Le funzioni delle religioni secondo Jared Diamond
L’ultimo libro del noto saggista Jared Diamond si intitola Il mondo fino a ieri ed è pubblicato da Einaudi. Il sottotitolo, Cosa possiamo imparare dalle società tradizionali, esemplifica assai bene il contenuto del volume: un’analisi di come le comunità di interesse etnologico hanno affrontato i vari aspetti della vita, e un confronto con gli atteggiamenti diffusi nelle società occidentali. L’unico capitolo in cui il confronto è meno serrato è proprio quello — denso — dedicato alle religioni.
Diamond individua infatti sette funzioni svolte dalle religioni, e ne traccia una sorta di sviluppo nel tempo. Ritiene che due di queste, l’interpretazione sovrannaturale del mondo e il contenimento dell’ansia tramite rituali, abbiano subito una continua decadenza nel corso della storia, la seconda meno marcata della prima. Vi sono poi altre cinque funzioni che, sempre nel corso della storia, si sarebbero invece pian piano accentuate fino a toccare il vertice all’epoca degli stati confessionali del 1600: il conforto per la sofferenza o la morte, la standardizzazione organizzativa (ovvero la creazione di un corpus dottrinario che permette ai fedeli di orientarsi in ogni ambito della propria esistenza), la formazione all’obbedienza politica (quale garanzia dell’ordine sociale), un codice di comportamento verso gli estranei, la giustificazione dei conflitti. Tutte queste funzioni sarebbero a loro volta decadute negli ultimi quattro secoli, la prima (il coping della sofferenza e della morte) in maniera meno netta.
In effetti, a scorrere le inchieste di Hunsberger e Altemeyer, si scopre che l’unica ragione che, ancora oggi, spinge le persone formatesi in ambienti increduli ad abbracciare un culto (o quantomeno una credenza) è proprio la necessità di un sostegno per affrontare i problemi della vita, fossero anche gli esami scolastici.
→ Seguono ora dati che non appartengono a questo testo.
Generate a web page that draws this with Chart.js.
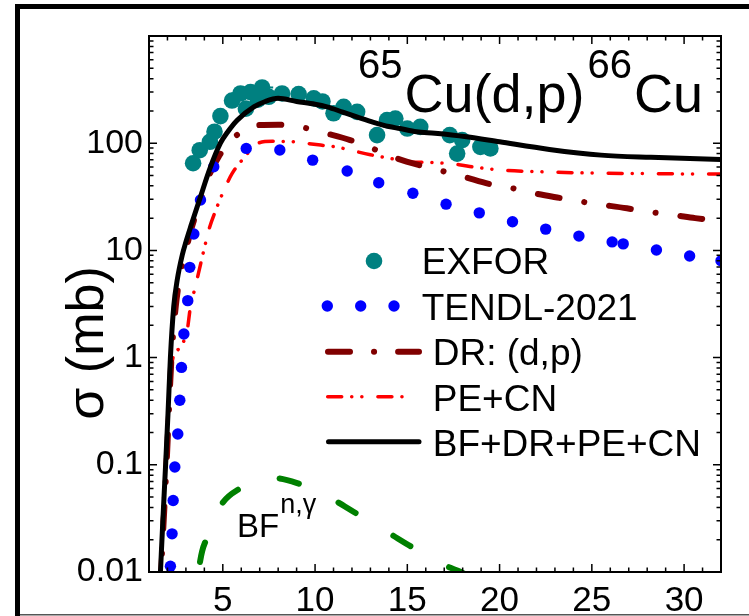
<!DOCTYPE html>
<html>
<head>
<meta charset="utf-8">
<script src="https://cdn.jsdelivr.net/npm/chart.js@4.4.1/dist/chart.umd.min.js"></script>
<style>
  html, body { margin: 0; padding: 0; background: #fff; }
  #wrap { position: relative; width: 749px; height: 616px; }
</style>
</head>
<body>
<div id="wrap"><canvas id="xsChart" width="749" height="616"></canvas></div>
<script>
const FONT = '"Liberation Sans", Arial, sans-serif';

// deuteron energy (MeV) and cross section (mb)
const exforE = [3.39, 3.75, 4.3, 4.55, 4.87, 5.5, 5.96, 6.25, 6.5, 6.9, 7.13, 7.49, 8.21, 9.11, 9.93, 10.4, 11.0, 11.55, 12.28, 13.36, 13.9, 14.35, 15.0, 15.7, 17.3, 17.7, 17.97, 18.96, 19.5];
const exforSigma = [65, 86, 103, 128, 179, 250, 291, 210, 300, 255, 331, 271, 291, 287, 262, 245, 190, 218, 196, 119, 164, 170, 137, 142, 119, 80, 107, 92.5, 89.4];
const exforErrE = [0, 0, 0.4, 0, 0, 0, 0.5, 0, 0, 0, 0.6, 0, 0, 0, 0, 0, 0, 0, 0, 0, 0, 0, 0, 0, 0, 0, 0, 0, 0];

const tendlE = [2.16, 2.25, 2.31, 2.4, 2.56, 2.67, 2.76, 2.89, 3.1, 3.21, 3.43, 3.79, 4.51, 6.27, 8.09, 9.87, 11.74, 13.45, 15.3, 17.1, 18.9, 20.7, 22.5, 24.3, 26.1, 26.7, 28.5, 30.3, 32];
const tendlSigma = [0.0113, 0.0227, 0.0465, 0.0953, 0.194, 0.4, 0.81, 1.66, 3.4, 6.95, 14.2, 29.5, 60.3, 89.4, 86.3, 69.5, 55, 42.8, 34.1, 27, 22.4, 18.5, 15.8, 13.6, 12, 11.5, 10.1, 8.87, 8.0];

const drE = [1.65, 1.95, 2.22, 2.45, 2.7, 3.0, 3.3, 3.7, 4.15, 4.78, 5.69, 6.4, 7.0, 8.0, 8.6, 9.44, 10.65, 11.9, 13.2, 14.4, 15.6, 16.9, 18.0, 19.6, 20.7, 21.8, 23.3, 25, 26.9, 28, 29.5, 30.6, 32];
const drSigma = [0.01, 0.1, 1, 3, 6, 10, 16, 26, 45, 75, 116, 140, 148, 149, 146, 139, 123, 107, 88, 72.5, 62.7, 55, 49, 41, 38, 34.3, 30.8, 27.5, 24.7, 23, 21.3, 20, 18.8];

const peE = [1.6, 1.88, 2.1, 2.3, 2.6, 2.8, 3.05, 3.25, 3.5, 3.8, 4.06, 4.24, 4.69, 5.14, 5.5, 6.2, 6.9, 7.7, 8.94, 9.57, 10.3, 11.2, 11.8, 13, 14.1, 15, 16.4, 17.8, 18.6, 20.2, 22.4, 24.2, 28, 32];
const peSigma = [0.01, 0.1, 0.5, 1.0, 1.2, 1.35, 1.7, 3, 4.5, 7.5, 11.6, 15.5, 25.5, 39, 52, 74.7, 100, 104, 103, 99.6, 96, 92, 87, 78, 72, 67, 66, 63, 60, 56, 54, 53, 52, 51.5];

const bfE = [3.6, 3.88, 4.33, 4.87, 5.96, 7.0, 7.76, 9.03, 10.83, 12.2, 14.0, 15.35, 17.15, 17.9, 18.5];
const bfSigma = [0.0085, 0.0156, 0.0239, 0.041, 0.0606, 0.072, 0.0752, 0.0675, 0.049, 0.0355, 0.0231, 0.0167, 0.0113, 0.01, 0.0088];

const totalE = [1.62, 1.75, 1.9, 2.03, 2.16, 2.34, 2.53, 2.8, 3.0, 3.3, 3.79, 4.3, 4.87, 5.3, 5.78, 6.68, 7.3, 8.0, 9.0, 10.0, 10.65, 11.5, 12.3, 13.0, 14.0, 14.6, 15.5, 16.5, 18.2, 20.0, 22.7, 25.5, 28.2, 32];
const totalSigma = [0.01, 0.03, 0.1, 0.3, 1.0, 3.0, 5.3, 9.0, 12.0, 17.5, 31.7, 58, 100, 130, 164, 218, 245, 262, 245, 231, 218, 195, 175, 160, 143, 137, 128, 124, 115, 103, 87.5, 77.4, 73.8, 70.6];

const xTicks = [5, 10, 15, 20, 25, 30];
const yTicks = [0.01, 0.1, 1, 10, 100];
const yTickLabels = ["0.01", "0.1", "1", "10", "100"];

const DR_DASH = [22, 25, 0.1, 25];
const PE_DASH = [14, 10, 0.1, 10, 0.1, 16];
const BF_DASH = [20, 44];

function pts(xs, ys) {
  return xs.map((x, i) => ({ x: x, y: ys[i] }));
}

// frame, inward ticks, title, legend and annotations
const decorations = {
  id: "decorations",
  beforeDatasetsDraw(chart) {
    const ctx = chart.ctx;
    const xs = chart.scales.x, ys = chart.scales.y;
    ctx.save();
    ctx.strokeStyle = "#008080";
    ctx.lineWidth = 2;
    exforE.forEach((e, i) => {
      if (!exforErrE[i]) return;
      const py = ys.getPixelForValue(exforSigma[i]);
      ctx.beginPath();
      ctx.moveTo(xs.getPixelForValue(e - exforErrE[i]), py);
      ctx.lineTo(xs.getPixelForValue(e + exforErrE[i]), py);
      ctx.stroke();
    });
    ctx.restore();
  },
  afterDraw(chart) {
    const ctx = chart.ctx;
    const a = chart.chartArea;
    const xs = chart.scales.x, ys = chart.scales.y;
    ctx.save();

    // outer frame
    ctx.fillStyle = "#000";
    ctx.fillRect(15, 4, 5, 612);
    ctx.fillRect(15, 4, 734, 5);
    ctx.fillStyle = "#555";
    ctx.fillRect(20, 614, 729, 1.5);

    // plot box
    ctx.strokeStyle = "#000";
    ctx.lineWidth = 2;
    ctx.strokeRect(a.left, a.top, a.right - a.left, a.bottom - a.top);

    // ticks on all four sides, pointing in
    ctx.lineWidth = 1.5;
    ctx.beginPath();
    for (let v = 2; v <= 32; v++) {
      const px = xs.getPixelForValue(v);
      const len = v % 5 === 0 ? 8 : 4.5;
      ctx.moveTo(px, a.bottom); ctx.lineTo(px, a.bottom - len);
      ctx.moveTo(px, a.top); ctx.lineTo(px, a.top + len);
    }
    for (let d = -2; d <= 2; d++) {
      for (let k = 1; k <= 9; k++) {
        const v = k * Math.pow(10, d);
        const py = ys.getPixelForValue(v);
        const len = k === 1 ? 8 : 4.5;
        ctx.moveTo(a.left, py); ctx.lineTo(a.left + len, py);
        ctx.moveTo(a.right, py); ctx.lineTo(a.right - len, py);
      }
    }
    ctx.stroke();

    // reaction label
    ctx.fillStyle = "#000";
    ctx.textBaseline = "alphabetic";
    ctx.textAlign = "left";
    let x = 358;
    ctx.font = "40px " + FONT;
    ctx.fillText("65", x, 78);
    x += ctx.measureText("65").width + 2;
    ctx.font = "54px " + FONT;
    ctx.fillText("Cu(d,p)", x, 112);
    x += ctx.measureText("Cu(d,p)").width + 3;
    ctx.font = "40px " + FONT;
    ctx.fillText("66", x, 78);
    x += ctx.measureText("66").width + 2;
    ctx.font = "54px " + FONT;
    ctx.fillText("Cu", x, 112);

    // BF label
    ctx.font = "33px " + FONT;
    ctx.fillText("BF", 237, 537);
    const bw = ctx.measureText("BF").width;
    ctx.font = "27px " + FONT;
    ctx.fillText("n,\u03b3", 237 + bw + 1, 513);

    // y axis title
    ctx.save();
    ctx.translate(89, 343);
    ctx.rotate(-Math.PI / 2);
    ctx.textAlign = "center";
    ctx.textBaseline = "middle";
    ctx.font = "52px " + FONT;
    ctx.fillText("\u03c3 (mb)", 0, 0);
    ctx.restore();

    // legend
    ctx.font = "37px " + FONT;
    ctx.fillStyle = "#008080";
    ctx.beginPath(); ctx.arc(374, 261, 8.3, 0, Math.PI * 2); ctx.fill();
    ctx.fillStyle = "#0000ff";
    [327.3, 360.7, 394].forEach(cx => {
      ctx.beginPath(); ctx.arc(cx, 306, 5.7, 0, Math.PI * 2); ctx.fill();
    });
    ctx.lineCap = "round";
    ctx.strokeStyle = "#800000"; ctx.lineWidth = 6; ctx.setLineDash([22, 24, 0.1, 24]);
    ctx.beginPath(); ctx.moveTo(328, 351.7); ctx.lineTo(419, 351.7); ctx.stroke();
    ctx.strokeStyle = "#ff0000"; ctx.lineWidth = 3.5; ctx.setLineDash(PE_DASH);
    ctx.beginPath(); ctx.moveTo(327.7, 396.7); ctx.lineTo(412, 396.7); ctx.stroke();
    ctx.strokeStyle = "#000"; ctx.lineWidth = 5; ctx.setLineDash([]);
    ctx.beginPath(); ctx.moveTo(328.5, 441.7); ctx.lineTo(419, 441.7); ctx.stroke();

    ctx.fillStyle = "#000";
    ctx.fillText("EXFOR", 421.7, 274);
    ctx.fillText("TENDL-2021", 421.7, 319.5);
    ctx.fillText("DR: (d,p)", 432.7, 365);
    ctx.fillText("PE+CN", 432.7, 410.5);
    ctx.fillText("BF+DR+PE+CN", 432.7, 456);
    ctx.restore();
  }
};

const lineBase = {
  pointRadius: 0,
  fill: false,
  cubicInterpolationMode: "monotone",
  borderCapStyle: "round",
  clip: 0
};

const ctx = document.getElementById("xsChart").getContext("2d");
const chart = new Chart(ctx, {
  type: "line",
  data: {
    datasets: [
      Object.assign({}, lineBase, {
        label: "BF+DR+PE+CN",
        data: pts(totalE, totalSigma),
        borderColor: "#000000",
        borderWidth: 5,
        borderCapStyle: "butt",
        order: 0
      }),
      {
        label: "TENDL-2021",
        data: pts(tendlE, tendlSigma),
        showLine: false,
        pointRadius: 5.7,
        pointBackgroundColor: "#0000ff",
        pointBorderWidth: 0,
        clip: 0,
        order: 1
      },
      Object.assign({}, lineBase, {
        label: "DR: (d,p)",
        data: pts(drE, drSigma),
        borderColor: "#800000",
        borderWidth: 6,
        borderDash: DR_DASH,
        borderDashOffset: 28.7,
        order: 2
      }),
      Object.assign({}, lineBase, {
        label: "PE+CN",
        data: pts(peE, peSigma),
        borderColor: "#ff0000",
        borderWidth: 3.5,
        borderDash: PE_DASH,
        order: 3
      }),
      Object.assign({}, lineBase, {
        label: "BF n,\u03b3",
        data: pts(bfE, bfSigma),
        borderColor: "#008000",
        borderWidth: 6,
        borderDash: BF_DASH,
        borderDashOffset: 46.2,
        order: 4
      }),
      {
        label: "EXFOR",
        data: pts(exforE, exforSigma),
        showLine: false,
        pointRadius: 8.3,
        pointBackgroundColor: "#008080",
        pointBorderWidth: 0,
        clip: 0,
        order: 5
      }
    ]
  },
  options: {
    responsive: false,
    animation: false,
    devicePixelRatio: 1,
    layout: { padding: { top: 36, right: 28, left: 0, bottom: 0 } },
    plugins: {
      legend: { display: false },
      tooltip: { enabled: false }
    },
    scales: {
      x: {
        type: "linear",
        min: 1,
        max: 32,
        afterBuildTicks: s => { s.ticks = xTicks.map(v => ({ value: v })); },
        afterFit: s => { s.height = 44; },
        grid: { display: false, drawTicks: false },
        border: { display: false },
        ticks: {
          color: "#000",
          font: { family: FONT, size: 35 },
          padding: 8,
          maxRotation: 0,
          autoSkip: false
        }
      },
      y: {
        type: "logarithmic",
        min: 0.01,
        max: 1000,
        afterBuildTicks: s => { s.ticks = yTicks.map(v => ({ value: v })); },
        afterFit: s => { s.width = 149; },
        grid: { display: false, drawTicks: false },
        border: { display: false },
        ticks: {
          color: "#000",
          font: { family: FONT, size: 34 },
          padding: 6,
          autoSkip: false,
          callback: v => {
            const i = yTicks.indexOf(v);
            return i >= 0 ? yTickLabels[i] : "";
          }
        }
      }
    }
  },
  plugins: [decorations]
});
</script>
</body>
</html>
Chissà quanto ne sono consce le religioni: ne potrebbero trarre l’idea che, per prosperare, devano fare in modo che gli esseri umani siano impantanati nel maggior numero possibile di difficoltà. E questo sembra essere il pensiero dello stesso Diamond: il futuro non è scritto, ma un’umanità futura più conflittuale e più povera sarà, a suo parere, anche più propensa a tornare alla religione.
Proprio perché il futuro non è scritto, non è detto che sia così automaticamente determinabile. Il mondo moderno si caratterizza anche per la maggior diffusione di cultura e libertà di espressione: due fenomeni che — secondo una messe di inchieste — sono inversamente correlati alla pratica religiosa. Vero anche che sono a loro volta correlati a sicurezza e benessere economico: e tuttavia un mezzo come internet permette oggi, a costi assai più contenuti del passato, di accedere a una quantità di nozioni una volta impensabile. Atei e agnostici possono oggi ridurre l’asimmetria informativa in cui, seppur in misura più debole, le società continuano a cercare di confinarli: i credenti possono imbattersi in siti, come questo, che espongono punti di vista alternativi a quelli in cui sono cresciuti. E magari cambiare idea.
Il futuro della religione non è scritto, e nemmeno quello dell’incredulità: quest’ultima, evidenze alla mano, parte però avvantaggiata. Non sono molti quelli che lo negano, non sono però molti nemmeno quelli che lo ammettono. È una realtà imbarazzante per tanti, perché contrasta con tanti consolidati a priori: meglio non parlarne. Almeno finché le dimensioni della crescita non renderanno ingiustificabile ogni silenzio.